* DATA SHOWN *
■ ■ ■ ■ ■ ■ ■
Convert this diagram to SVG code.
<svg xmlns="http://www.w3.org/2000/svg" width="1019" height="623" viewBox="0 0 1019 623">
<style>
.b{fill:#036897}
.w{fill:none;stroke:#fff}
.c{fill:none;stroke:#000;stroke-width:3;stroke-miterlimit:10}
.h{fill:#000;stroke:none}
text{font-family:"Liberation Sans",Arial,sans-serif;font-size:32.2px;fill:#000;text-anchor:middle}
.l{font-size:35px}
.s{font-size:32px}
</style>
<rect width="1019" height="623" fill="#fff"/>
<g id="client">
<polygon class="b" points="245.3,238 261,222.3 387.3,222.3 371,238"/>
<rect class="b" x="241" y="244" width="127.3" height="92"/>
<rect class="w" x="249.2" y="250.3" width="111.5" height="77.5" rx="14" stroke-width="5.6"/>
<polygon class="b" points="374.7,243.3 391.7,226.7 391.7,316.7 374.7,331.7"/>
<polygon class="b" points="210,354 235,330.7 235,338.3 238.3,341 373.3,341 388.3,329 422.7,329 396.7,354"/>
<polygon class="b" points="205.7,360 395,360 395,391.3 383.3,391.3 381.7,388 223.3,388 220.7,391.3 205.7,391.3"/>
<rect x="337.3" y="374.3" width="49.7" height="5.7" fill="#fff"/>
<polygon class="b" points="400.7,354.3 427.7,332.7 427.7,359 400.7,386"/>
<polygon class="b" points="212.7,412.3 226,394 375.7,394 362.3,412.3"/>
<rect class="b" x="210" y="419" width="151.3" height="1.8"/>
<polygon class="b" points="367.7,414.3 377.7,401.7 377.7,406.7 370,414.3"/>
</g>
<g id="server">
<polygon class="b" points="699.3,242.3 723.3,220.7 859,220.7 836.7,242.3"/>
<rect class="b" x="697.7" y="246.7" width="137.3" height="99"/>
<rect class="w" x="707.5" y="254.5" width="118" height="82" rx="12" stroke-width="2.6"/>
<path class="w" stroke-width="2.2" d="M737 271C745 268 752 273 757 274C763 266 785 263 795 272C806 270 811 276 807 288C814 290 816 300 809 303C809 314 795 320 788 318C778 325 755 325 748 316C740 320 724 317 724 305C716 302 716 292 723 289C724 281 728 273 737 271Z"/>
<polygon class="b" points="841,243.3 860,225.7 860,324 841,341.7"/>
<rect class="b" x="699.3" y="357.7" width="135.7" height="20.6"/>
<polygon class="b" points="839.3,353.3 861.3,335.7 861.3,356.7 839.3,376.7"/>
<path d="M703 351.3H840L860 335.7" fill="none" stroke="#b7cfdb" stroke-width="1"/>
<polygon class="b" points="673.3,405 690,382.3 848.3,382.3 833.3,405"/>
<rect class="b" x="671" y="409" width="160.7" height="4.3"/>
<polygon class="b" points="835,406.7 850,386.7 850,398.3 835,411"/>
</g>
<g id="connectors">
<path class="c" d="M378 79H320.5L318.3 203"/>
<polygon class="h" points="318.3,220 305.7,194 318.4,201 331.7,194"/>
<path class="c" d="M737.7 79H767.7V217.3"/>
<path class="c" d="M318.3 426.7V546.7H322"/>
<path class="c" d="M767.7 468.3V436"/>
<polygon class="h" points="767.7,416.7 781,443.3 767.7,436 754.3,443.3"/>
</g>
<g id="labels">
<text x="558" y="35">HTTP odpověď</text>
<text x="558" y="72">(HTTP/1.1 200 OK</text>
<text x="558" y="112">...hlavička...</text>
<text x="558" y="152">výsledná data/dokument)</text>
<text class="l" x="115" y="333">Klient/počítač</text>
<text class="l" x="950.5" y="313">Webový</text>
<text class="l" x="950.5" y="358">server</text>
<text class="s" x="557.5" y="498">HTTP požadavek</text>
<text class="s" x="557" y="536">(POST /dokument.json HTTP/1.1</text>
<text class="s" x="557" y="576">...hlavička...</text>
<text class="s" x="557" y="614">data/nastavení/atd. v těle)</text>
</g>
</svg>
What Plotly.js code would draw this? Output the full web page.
■ ■ ■ ■ ■ ■ ■
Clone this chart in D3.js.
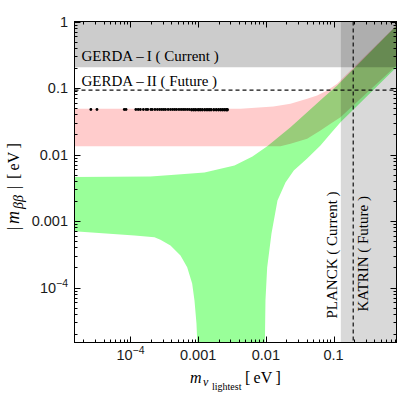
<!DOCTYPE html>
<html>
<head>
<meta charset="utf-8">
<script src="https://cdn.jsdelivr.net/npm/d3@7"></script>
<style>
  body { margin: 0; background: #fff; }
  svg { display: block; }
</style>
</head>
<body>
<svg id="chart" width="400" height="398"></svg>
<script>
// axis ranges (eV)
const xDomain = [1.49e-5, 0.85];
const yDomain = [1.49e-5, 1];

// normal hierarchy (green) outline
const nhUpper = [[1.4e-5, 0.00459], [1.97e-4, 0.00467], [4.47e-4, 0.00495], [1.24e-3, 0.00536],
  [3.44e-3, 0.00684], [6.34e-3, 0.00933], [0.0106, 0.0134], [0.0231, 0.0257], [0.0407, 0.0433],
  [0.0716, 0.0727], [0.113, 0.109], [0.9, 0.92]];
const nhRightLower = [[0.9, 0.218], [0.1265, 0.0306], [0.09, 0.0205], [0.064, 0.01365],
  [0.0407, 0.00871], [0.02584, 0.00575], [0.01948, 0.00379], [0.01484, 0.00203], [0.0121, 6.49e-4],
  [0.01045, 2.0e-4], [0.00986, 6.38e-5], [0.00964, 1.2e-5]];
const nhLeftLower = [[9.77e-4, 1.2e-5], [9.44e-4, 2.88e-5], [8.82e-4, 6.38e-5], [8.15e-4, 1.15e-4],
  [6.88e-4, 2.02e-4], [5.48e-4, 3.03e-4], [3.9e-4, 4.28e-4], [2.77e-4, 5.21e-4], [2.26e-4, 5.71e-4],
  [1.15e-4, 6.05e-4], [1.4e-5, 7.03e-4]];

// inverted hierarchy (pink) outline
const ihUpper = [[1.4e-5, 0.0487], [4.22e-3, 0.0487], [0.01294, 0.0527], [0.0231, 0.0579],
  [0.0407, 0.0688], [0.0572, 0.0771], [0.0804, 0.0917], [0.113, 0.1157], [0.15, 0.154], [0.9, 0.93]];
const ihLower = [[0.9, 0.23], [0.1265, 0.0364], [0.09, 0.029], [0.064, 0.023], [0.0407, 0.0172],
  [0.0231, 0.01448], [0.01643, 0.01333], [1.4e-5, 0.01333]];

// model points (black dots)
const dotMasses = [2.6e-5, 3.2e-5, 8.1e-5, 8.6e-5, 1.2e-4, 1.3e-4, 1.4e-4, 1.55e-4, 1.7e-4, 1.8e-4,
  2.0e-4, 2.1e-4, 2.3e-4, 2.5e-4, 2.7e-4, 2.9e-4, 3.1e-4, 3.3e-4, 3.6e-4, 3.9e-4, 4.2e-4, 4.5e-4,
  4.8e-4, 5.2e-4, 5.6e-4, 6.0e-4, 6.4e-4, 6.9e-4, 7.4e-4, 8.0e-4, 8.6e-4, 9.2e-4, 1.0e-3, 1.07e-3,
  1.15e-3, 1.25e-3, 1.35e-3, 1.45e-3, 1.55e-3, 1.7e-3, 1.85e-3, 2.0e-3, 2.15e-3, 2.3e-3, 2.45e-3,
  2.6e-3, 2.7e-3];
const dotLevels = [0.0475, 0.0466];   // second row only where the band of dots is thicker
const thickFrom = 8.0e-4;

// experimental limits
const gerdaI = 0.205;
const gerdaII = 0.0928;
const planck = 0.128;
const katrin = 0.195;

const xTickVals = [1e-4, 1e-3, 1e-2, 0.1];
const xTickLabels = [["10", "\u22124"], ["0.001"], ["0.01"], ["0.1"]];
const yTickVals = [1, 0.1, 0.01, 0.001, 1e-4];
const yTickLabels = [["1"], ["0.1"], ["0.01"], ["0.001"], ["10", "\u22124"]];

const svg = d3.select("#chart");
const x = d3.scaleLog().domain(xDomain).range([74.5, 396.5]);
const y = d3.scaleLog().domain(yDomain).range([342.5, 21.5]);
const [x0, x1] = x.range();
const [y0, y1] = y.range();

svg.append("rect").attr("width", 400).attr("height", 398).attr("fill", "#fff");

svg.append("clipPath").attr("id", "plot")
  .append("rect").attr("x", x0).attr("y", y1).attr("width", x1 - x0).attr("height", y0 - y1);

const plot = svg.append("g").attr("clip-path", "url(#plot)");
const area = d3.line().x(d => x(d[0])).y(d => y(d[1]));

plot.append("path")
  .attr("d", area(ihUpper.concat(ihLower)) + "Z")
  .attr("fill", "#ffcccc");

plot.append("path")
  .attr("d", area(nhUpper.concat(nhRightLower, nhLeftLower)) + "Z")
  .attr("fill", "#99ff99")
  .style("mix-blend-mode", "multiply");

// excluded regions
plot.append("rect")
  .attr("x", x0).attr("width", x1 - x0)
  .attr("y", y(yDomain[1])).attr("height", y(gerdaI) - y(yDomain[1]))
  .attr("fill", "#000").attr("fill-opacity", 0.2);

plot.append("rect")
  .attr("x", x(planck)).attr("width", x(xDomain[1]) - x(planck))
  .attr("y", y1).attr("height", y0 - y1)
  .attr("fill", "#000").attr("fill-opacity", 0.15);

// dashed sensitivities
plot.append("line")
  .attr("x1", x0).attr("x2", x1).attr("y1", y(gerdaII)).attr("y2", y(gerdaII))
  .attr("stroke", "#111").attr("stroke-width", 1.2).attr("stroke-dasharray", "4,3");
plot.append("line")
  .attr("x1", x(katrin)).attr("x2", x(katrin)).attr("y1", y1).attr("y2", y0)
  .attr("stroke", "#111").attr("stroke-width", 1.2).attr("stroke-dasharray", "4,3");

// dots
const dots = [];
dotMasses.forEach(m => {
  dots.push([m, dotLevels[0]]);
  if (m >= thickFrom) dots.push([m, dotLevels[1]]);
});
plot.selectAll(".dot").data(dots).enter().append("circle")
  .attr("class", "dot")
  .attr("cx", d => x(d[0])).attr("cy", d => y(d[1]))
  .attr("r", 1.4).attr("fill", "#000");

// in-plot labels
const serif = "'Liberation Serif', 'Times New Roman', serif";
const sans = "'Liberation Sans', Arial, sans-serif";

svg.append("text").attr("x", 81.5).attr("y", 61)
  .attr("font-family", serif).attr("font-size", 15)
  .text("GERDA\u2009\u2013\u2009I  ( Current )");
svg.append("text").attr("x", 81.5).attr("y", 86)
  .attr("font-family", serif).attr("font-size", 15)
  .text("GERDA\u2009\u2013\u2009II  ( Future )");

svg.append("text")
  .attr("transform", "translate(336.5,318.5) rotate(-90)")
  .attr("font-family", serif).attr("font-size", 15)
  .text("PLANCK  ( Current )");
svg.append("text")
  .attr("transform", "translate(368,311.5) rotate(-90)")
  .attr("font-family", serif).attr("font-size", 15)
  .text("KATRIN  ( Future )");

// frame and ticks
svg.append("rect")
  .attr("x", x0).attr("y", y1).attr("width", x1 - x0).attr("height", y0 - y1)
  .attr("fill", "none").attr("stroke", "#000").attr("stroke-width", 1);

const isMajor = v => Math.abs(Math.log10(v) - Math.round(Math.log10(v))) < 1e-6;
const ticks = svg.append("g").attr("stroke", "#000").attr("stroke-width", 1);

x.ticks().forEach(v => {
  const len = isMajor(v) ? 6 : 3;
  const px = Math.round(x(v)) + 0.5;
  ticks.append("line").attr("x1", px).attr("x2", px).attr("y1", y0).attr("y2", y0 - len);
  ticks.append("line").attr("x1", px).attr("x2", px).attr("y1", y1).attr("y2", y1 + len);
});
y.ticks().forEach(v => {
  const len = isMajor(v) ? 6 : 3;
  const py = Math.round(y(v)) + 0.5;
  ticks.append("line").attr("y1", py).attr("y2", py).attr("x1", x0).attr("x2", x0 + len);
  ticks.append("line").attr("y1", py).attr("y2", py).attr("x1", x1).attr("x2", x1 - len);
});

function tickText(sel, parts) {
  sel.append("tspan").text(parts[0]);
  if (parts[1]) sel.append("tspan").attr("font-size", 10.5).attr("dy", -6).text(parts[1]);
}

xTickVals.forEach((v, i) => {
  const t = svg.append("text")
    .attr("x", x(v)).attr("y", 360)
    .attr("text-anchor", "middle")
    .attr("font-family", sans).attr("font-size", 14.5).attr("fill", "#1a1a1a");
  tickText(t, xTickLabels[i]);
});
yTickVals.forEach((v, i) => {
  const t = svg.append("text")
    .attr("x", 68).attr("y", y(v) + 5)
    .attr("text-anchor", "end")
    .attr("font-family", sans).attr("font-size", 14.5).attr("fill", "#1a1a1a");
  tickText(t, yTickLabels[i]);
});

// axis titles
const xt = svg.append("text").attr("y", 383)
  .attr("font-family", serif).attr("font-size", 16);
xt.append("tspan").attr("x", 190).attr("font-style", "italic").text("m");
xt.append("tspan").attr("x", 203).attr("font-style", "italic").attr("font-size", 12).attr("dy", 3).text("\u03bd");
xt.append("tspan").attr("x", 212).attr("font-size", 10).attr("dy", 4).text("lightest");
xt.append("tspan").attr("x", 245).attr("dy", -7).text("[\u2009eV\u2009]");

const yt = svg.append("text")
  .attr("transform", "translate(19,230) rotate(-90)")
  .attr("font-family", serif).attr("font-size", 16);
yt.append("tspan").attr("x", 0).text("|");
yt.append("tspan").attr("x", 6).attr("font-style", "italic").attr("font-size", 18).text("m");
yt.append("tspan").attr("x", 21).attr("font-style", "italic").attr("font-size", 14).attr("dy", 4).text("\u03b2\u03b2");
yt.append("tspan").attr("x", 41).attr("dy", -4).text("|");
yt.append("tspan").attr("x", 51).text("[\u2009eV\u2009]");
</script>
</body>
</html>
■ ■ ■ ■ ■ ■ ■
* TASK OBJECTIVE *
List each line in the listing that contains the string "this".

* TASK SOLUTION *
Convert this diagram to SVG code.
What Plotly.js code would draw this? Output the full web page.
Clone this chart in D3.js.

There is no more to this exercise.